Proficient Equities Limited founded advised investors to reduce exposure in new age stocks like Paytm, zomato as they face massive selling pressures from investors. The valuations they ask are huge and are based on future business scope and not on present business, he said.    

“One may keep a small portion allocated in these stocks and go for other established businesses in small and midcap sectors with a strong business framework,” Dalmia added.    

"Invest up to 7% if your long-term views is  of more than 5 years"

Speaking of the RBI’s restrictions, Ravi Singhal, Vice Chairman at GCL Securities, said the development will do impact the stock price, though not by much, usually up to 10% in the near term.    

“However, if RBI limitations stay in place for an extended period of time, this will be an issue. In the bull case, the target for the next six months is up to 920 to 1000, while in the bear case, the target is 600 to 680,” says the expert   

GCL Securities’ Vice chairman is of the view that these are all make-or-break stocks.     

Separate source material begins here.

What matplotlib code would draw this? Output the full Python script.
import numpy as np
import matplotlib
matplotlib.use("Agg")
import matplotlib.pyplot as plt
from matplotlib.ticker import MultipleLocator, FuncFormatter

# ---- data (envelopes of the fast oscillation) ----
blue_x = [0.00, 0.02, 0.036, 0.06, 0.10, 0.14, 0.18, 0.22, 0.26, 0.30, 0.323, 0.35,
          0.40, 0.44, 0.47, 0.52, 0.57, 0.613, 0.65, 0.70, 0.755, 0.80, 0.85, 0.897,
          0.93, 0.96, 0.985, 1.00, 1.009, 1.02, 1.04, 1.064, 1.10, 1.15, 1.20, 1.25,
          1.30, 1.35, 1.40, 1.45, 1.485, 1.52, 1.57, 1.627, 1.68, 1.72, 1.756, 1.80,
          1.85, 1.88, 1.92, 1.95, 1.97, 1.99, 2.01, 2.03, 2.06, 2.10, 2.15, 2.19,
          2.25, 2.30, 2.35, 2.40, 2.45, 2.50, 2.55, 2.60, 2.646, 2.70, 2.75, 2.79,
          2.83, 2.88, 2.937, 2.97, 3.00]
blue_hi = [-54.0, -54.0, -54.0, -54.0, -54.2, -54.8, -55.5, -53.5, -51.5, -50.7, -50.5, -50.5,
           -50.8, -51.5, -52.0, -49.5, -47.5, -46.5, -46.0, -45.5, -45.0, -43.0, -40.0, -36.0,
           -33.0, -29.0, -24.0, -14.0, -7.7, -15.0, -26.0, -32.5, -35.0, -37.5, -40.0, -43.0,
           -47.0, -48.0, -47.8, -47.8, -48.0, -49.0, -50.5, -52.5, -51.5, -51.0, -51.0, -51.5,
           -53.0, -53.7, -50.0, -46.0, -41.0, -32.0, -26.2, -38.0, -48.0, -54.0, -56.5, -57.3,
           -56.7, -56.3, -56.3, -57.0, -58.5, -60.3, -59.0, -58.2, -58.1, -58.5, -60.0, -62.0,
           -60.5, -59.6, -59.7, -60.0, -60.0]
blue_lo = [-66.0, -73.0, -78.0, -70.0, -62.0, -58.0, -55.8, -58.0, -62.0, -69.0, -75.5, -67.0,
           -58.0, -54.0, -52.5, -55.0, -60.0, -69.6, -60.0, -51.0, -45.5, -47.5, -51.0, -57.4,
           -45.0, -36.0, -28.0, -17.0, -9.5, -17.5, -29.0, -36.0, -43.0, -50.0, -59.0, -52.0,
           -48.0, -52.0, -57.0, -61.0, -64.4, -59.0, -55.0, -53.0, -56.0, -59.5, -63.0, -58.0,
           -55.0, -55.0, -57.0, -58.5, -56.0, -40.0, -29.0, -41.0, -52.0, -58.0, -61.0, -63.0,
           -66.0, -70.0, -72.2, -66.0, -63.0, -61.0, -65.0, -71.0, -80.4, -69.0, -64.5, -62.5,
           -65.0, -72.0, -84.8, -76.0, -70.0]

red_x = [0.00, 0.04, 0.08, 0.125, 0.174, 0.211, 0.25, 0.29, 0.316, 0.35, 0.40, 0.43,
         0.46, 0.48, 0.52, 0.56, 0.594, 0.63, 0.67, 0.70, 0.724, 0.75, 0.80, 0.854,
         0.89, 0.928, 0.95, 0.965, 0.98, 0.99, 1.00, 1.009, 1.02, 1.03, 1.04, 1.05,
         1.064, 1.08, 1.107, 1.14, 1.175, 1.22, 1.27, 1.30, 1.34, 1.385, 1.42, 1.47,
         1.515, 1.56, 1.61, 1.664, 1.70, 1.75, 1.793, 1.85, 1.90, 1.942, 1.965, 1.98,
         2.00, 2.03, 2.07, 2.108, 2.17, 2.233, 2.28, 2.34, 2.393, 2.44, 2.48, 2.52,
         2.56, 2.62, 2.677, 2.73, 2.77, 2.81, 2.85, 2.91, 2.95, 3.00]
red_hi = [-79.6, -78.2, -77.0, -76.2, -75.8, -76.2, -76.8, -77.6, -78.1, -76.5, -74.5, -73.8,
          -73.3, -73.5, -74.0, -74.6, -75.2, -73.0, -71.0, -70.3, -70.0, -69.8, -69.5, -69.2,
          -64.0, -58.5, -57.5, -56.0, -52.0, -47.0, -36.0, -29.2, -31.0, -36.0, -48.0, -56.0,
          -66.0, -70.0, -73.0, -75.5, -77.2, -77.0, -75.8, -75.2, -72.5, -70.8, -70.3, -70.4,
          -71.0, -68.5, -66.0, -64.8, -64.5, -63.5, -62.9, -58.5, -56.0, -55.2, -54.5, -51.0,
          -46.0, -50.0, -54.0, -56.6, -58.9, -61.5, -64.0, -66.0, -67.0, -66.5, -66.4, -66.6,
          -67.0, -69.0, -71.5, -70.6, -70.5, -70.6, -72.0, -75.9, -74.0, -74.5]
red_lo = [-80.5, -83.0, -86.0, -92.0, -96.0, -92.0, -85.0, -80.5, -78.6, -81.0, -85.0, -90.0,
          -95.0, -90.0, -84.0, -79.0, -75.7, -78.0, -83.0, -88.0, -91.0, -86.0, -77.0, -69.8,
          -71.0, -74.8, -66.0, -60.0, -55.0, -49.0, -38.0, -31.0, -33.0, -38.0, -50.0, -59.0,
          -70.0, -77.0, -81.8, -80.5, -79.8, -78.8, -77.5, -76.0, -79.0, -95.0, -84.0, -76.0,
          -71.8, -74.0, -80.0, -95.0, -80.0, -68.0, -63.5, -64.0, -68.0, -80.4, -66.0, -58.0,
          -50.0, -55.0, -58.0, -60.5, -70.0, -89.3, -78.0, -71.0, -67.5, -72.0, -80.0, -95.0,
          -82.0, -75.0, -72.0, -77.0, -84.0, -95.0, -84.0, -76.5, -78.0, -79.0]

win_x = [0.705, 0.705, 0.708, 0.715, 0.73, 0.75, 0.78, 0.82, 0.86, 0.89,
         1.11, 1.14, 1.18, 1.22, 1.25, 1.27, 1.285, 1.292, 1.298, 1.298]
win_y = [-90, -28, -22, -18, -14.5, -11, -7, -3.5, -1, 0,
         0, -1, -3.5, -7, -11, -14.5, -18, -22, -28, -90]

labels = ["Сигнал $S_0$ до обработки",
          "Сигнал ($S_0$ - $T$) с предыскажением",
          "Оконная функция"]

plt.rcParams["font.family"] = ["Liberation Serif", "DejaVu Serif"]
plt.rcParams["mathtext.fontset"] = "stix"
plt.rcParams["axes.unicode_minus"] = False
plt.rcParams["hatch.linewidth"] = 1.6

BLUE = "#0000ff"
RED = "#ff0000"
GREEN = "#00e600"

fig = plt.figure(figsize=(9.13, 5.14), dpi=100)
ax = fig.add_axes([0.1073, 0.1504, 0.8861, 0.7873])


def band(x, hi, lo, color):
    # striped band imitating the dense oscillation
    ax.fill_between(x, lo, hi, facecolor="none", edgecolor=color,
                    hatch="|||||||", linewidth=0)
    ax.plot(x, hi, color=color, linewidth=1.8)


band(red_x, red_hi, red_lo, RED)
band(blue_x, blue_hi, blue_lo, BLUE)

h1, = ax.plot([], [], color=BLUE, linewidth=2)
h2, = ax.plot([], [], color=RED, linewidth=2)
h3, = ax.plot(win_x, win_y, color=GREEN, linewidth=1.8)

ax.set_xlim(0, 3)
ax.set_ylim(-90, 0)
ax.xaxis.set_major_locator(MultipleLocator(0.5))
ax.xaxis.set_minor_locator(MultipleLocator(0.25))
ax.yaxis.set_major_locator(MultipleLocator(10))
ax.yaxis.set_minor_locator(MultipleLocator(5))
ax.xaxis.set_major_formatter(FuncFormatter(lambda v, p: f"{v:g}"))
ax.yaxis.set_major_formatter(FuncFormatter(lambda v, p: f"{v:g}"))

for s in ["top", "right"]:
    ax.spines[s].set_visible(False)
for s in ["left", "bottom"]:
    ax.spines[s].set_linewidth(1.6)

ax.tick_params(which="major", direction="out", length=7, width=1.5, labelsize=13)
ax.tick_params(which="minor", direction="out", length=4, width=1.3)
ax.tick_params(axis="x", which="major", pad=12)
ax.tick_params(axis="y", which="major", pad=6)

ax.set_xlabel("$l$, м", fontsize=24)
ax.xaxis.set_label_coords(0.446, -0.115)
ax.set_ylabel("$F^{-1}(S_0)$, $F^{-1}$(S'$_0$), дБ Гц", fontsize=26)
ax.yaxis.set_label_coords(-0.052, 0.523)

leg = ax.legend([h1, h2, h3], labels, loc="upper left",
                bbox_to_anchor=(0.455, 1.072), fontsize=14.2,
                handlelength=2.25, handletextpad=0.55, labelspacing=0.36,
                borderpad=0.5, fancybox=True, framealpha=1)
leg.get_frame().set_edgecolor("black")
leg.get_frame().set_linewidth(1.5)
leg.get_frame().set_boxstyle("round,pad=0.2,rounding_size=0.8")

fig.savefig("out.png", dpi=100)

“If one can have patience and a long-term view of more than 5 years, they can invest up to 7% of their risk capital,” he adds.    

"Stock may see more selling pressure"

Ravi Singh, Head of Research and Vice President, Share India, says Paytm's recent ban on adding new customers due to likely gaps in its technology systems is definitely going to hurt the business sentiments. “The immediate impact will be negative as Paytm has already on boarded a very large customer base onto the payments bank, but the ban may affect their chances of upgrading to a small finance bank,” he says  

Singh is of the view that stock may see more selling pressure and touch the level of Rs 500 in the medium term.     

“The overall market is in correction mode. New age internet stocks like Zomato, Nykaa are also facing massive selling pressure. This may continue for some more trading sessions. However, a buying opportunity may arise if these stocks fall another 3–5%. Investors may take a fresh entry, keeping a view of the long term," he adds. 

(Disclaimer: The views/suggestions/advice expressed here in this article are solely by investment experts. Zee Business suggests its readers to consult with their investment advisers before making any financial decision.)